Career Bookends

According to my offer letter, I was supposed to start at IBM sometime in June, 1976 (I’ve forgotten the exact date) and work on a compiler for the minicomputer that would be released as the IBM Series/1. However, I delayed reporting to work in favor of becoming engaged to Diane, and by the time I got to Boca Raton, the spot on the compiler team had been filled.

  • First day at IBM: July 19, 1976, Boca Raton, Florida, General Products Division

My first job at IBM was on the team writing telecommunications code for the Series/1. I wasn’t enthralled, especially when it came to testing the code, because we had to short out the peripheral cards to load in our code, and I didn’t realize that there was only low voltage in the Series/1’s card case! And the idea of dealing with information that left the machine and might or might not return successfully was strange, too.
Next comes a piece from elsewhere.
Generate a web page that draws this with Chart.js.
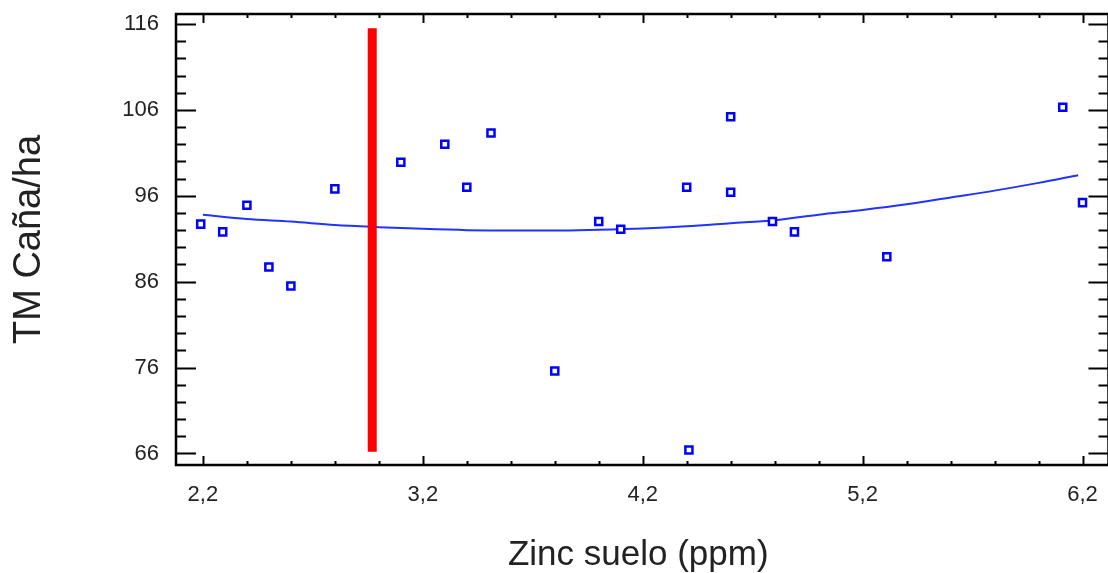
<!DOCTYPE html>
<html>
<head>
<meta charset="utf-8">
<script src="https://cdn.jsdelivr.net/npm/chart.js@4.4.1/dist/chart.umd.min.js"></script>
<style>
    html, body { margin: 0; padding: 0; background: #fff; }
    #wrap { width: 1108px; height: 573px; }
</style>
</head>
<body>
<div id="wrap"><canvas id="chart" width="1108" height="573"></canvas></div>
<script>
// observed points (zinc ppm, TM caña/ha)
const zincX = [2.19, 2.29, 2.40, 2.50, 2.60, 2.80, 3.10, 3.30, 3.40, 3.51, 3.80,
               4.00, 4.10, 4.40, 4.41, 4.60, 4.60, 4.79, 4.89, 5.31, 6.11, 6.20];
const canaY = [92.7, 91.8, 94.9, 87.7, 85.5, 96.8, 99.9, 102.0, 97.0, 103.3, 75.6,
               93.0, 92.1, 97.0, 66.4, 105.2, 96.4, 93.0, 91.8, 88.9, 106.3, 95.2];

// fitted curve
const fitX = [2.2, 2.4, 2.6, 2.8, 3.0, 3.2, 3.4, 3.6, 3.8, 4.0, 4.2,
              4.4, 4.6, 4.8, 5.0, 5.2, 5.4, 5.6, 5.8, 6.0, 6.18];
const fitY = [93.8, 93.3, 93.0, 92.6, 92.35, 92.15, 92.0, 91.95, 91.95, 92.05, 92.2,
              92.45, 92.8, 93.15, 93.8, 94.35, 95.0, 95.8, 96.6, 97.5, 98.4];

// red marker line
const markX = [2.97, 2.97];
const markY = [115.5, 66.2];

const xTicks = [2.2, 3.2, 4.2, 5.2, 6.2];
const yTicks = [66, 76, 86, 96, 106, 116];

// the right edge of the frame sits just past the canvas
const xFrameMax = 6.318;

const FONT = "'Liberation Sans', Arial, sans-serif";

function pairs(xs, ys) {
    return xs.map((x, i) => ({x: x, y: ys[i]}));
}

// no automatic label padding, the plot box is fixed
function fixBox(s, size) {
    if (s.isHorizontal()) s.height = size; else s.width = size;
    s.paddingTop = s.paddingBottom = s.paddingLeft = s.paddingRight = 0;
}

// frame with inward tick marks on all four sides
const frame = {
    id: 'frame',
    afterDraw(chart) {
        const {ctx, chartArea: a, scales} = chart;
        const xs = scales.x, ys = scales.y;
        const right = xs.getPixelForValue(xFrameMax);
        ctx.save();
        ctx.strokeStyle = '#000';
        ctx.lineWidth = 2;
        ctx.beginPath();
        xTicks.forEach(v => {
            for (let k = 0; k < 5; k++) {
                const val = v + k * 0.2;
                if (val > xFrameMax) break;
                const px = Math.round(xs.getPixelForValue(val)) + 0.5;
                const len = k === 0 ? 9 : 4;
                ctx.moveTo(px, a.bottom); ctx.lineTo(px, a.bottom - len);
                ctx.moveTo(px, a.top); ctx.lineTo(px, a.top + len);
            }
        });
        yTicks.forEach(v => {
            for (let k = 0; k < 5; k++) {
                const val = v + k * 2;
                if (val > ys.max) break;
                const py = Math.round(ys.getPixelForValue(val)) + 0.5;
                const len = k === 0 ? 20 : 10;
                ctx.moveTo(a.left, py); ctx.lineTo(a.left + len, py);
                ctx.moveTo(right, py); ctx.lineTo(right - len, py);
            }
        });
        ctx.stroke();
        ctx.lineWidth = 2.5;
        ctx.strokeRect(a.left, a.top, right - a.left, a.bottom - a.top);
        ctx.restore();
    }
};

const ctx = document.getElementById('chart').getContext('2d');
new Chart(ctx, {
    type: 'scatter',
    data: {
        datasets: [{
            type: 'line',
            data: pairs(markX, markY),
            borderColor: '#ff0000',
            borderWidth: 9,
            borderCapStyle: 'butt',
            pointRadius: 0
        }, {
            data: pairs(zincX, canaY),
            pointStyle: 'rect',
            pointRadius: 5,
            pointBorderWidth: 2.5,
            borderColor: '#0000ff',
            backgroundColor: '#ffffff'
        }, {
            type: 'line',
            data: pairs(fitX, fitY),
            borderColor: '#2233ff',
            borderWidth: 2,
            pointRadius: 0,
            cubicInterpolationMode: 'monotone'
        }]
    },
    options: {
        responsive: false,
        animation: false,
        layout: {padding: {left: 0, top: 14, right: 0, bottom: 0}},
        plugins: {legend: {display: false}, tooltip: {enabled: false}},
        scales: {
            x: {
                type: 'linear',
                min: 2.0776,
                max: 6.2817,
                grid: {display: false, drawTicks: false},
                border: {display: false},
                afterBuildTicks: s => { s.ticks = xTicks.map(v => ({value: v})); },
                afterFit: s => fixBox(s, 108),
                ticks: {
                    padding: 17,
                    color: '#222',
                    font: {family: FONT, size: 22},
                    callback: v => v.toFixed(1).replace('.', ',')
                },
                title: {
                    display: true,
                    text: 'Zinc suelo (ppm)',
                    color: '#222',
                    font: {family: FONT, size: 35, lineHeight: 1},
                    padding: 0
                }
            },
            y: {
                min: 64.66,
                max: 117.16,
                grid: {display: false, drawTicks: false},
                border: {display: false},
                afterBuildTicks: s => { s.ticks = yTicks.map(v => ({value: v})); },
                afterFit: s => fixBox(s, 176),
                ticks: {
                    padding: 17,
                    color: '#222',
                    font: {family: FONT, size: 22}
                },
                title: {
                    display: true,
                    text: 'TM Caña/ha',
                    color: '#222',
                    font: {family: FONT, size: 38, lineHeight: 1},
                    padding: {top: 11}
                }
            }
        }
    },
    plugins: [frame]
});
</script>
</body>
</html>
So after a few months, I made a deal with my management — if I would provide a complete unit test plan for the code I’d written, they’d transfer me to the Operating System group (just down the hall). They were happy to oblige, so I wrote the first of many productivity aids, one which read the structured assembler code and annotated it according to our unit test scheme (“Test Plan 7”). It took me a day or two to produce the test plan for all of my code, and away I went.

The Series/1 was an interesting beast; it had 64kb address spaces (we only used one in the first release of the OS) and not enough registers. It also had short and long forms of many instructions (the short form had, if I remember, 256 bytes of addressability from “here” — anything else took the long form). We were perpetually running out of room in the address space, and it struck me that it would be a good idea to have a peephole optimizer which would convert long form instructions to short form when possible. So I wrote it, learning PL/S in the process. And people loved it — it was in our “Quality Plan” almost immediately. That was the first time I really understood how much leverage smart tooling could provide.

I created quite a few other tools while I was in Series/1 development; I’m not sure why other people didn’t do the same thing, because I found that doing so always saved me time, and then providing the tools to my colleagues really provided a big payoff, at no extra effort. And I even got to learn new languages in the process (most of which I have, mercifully, forgotten), which I greatly enjoyed.

I mentioned that we were writing “structured assembler” code — this was in the days that using structured code instead of GOTO statements was considered an “Improved Programming Technique”. There were many “Improved Programming Techniques”, not all of which were used well.

In particular, we documented our code using a technique called HIPO — the documentation for HIPOs said, very clearly, that they were not used to document the logic of a module, just its overall function; however, our “Quality Plan” called for us to use HIPOs as flowcharts to document the logic. I found this silly (not to mention very tedious), and so I wrote my first memo at IBM: “HIPO: Threat or Menace” (playing off a National Lampoon cover), quoting the HIPO documentation to make my point. In those days, we actually hand-wrote memos, and the secretaries typed and distributed them — my department’s secretary tried very hard to get me to change the subject line, but I refused. In hindsight, the subject line probably didn’t help my case, but the HIPOs vanished.

It’s been a long time since anyone has had to type a memo for me; I can’t remember the last time I got a real hardcopy memo, for that matter. Email has taken the place of memos, and, for better or for worse, nobody else sees them before they go out to the world.

I wanted to find a way to reuse the subject line of my first memo in my last IBM email, but the joke wasn’t all that funny in 1976 and hasn’t improved with age. So my last email had a more personal subject: “33.7 years – that’s not too many”.

  • Last day at IBM: March 31, 2010, San Jose, California, Business Transformation/IT

And you know what? I never did get to work on a compiler at IBM!

2 thoughts on “Career Bookends

  1. I didn’t know you worked on the Series1. I wrote GPIB code to take data from a jet engine and then control engine testing. I got to do quite a bit of work on the Series1 and System7 (predecessor) as well as a lot of other IBM products. Series1’s ran State Farm for years and were replaced just recently if memory serves me correcty.

    My start at IBM was somewhat earlier than yours. I had about 19 years in by that time. You missed something by not getting to work on a compiler. Those were fun. I supported several in the field and got the opportunity to work on a compiler/emulator for DoD that took in Univac source, created runnable object code but actually ran on a IBM Mod 40. Eventually it got extended to the point that it could simulate the Univac code to make sure it would at least function.

  2. You joined IBM the day after my birthday.

    I remember, once upon a time, watching you do something and I was thinking, “Gee, if he ever has to do the same thing more than once, he writes a program to do it instead.”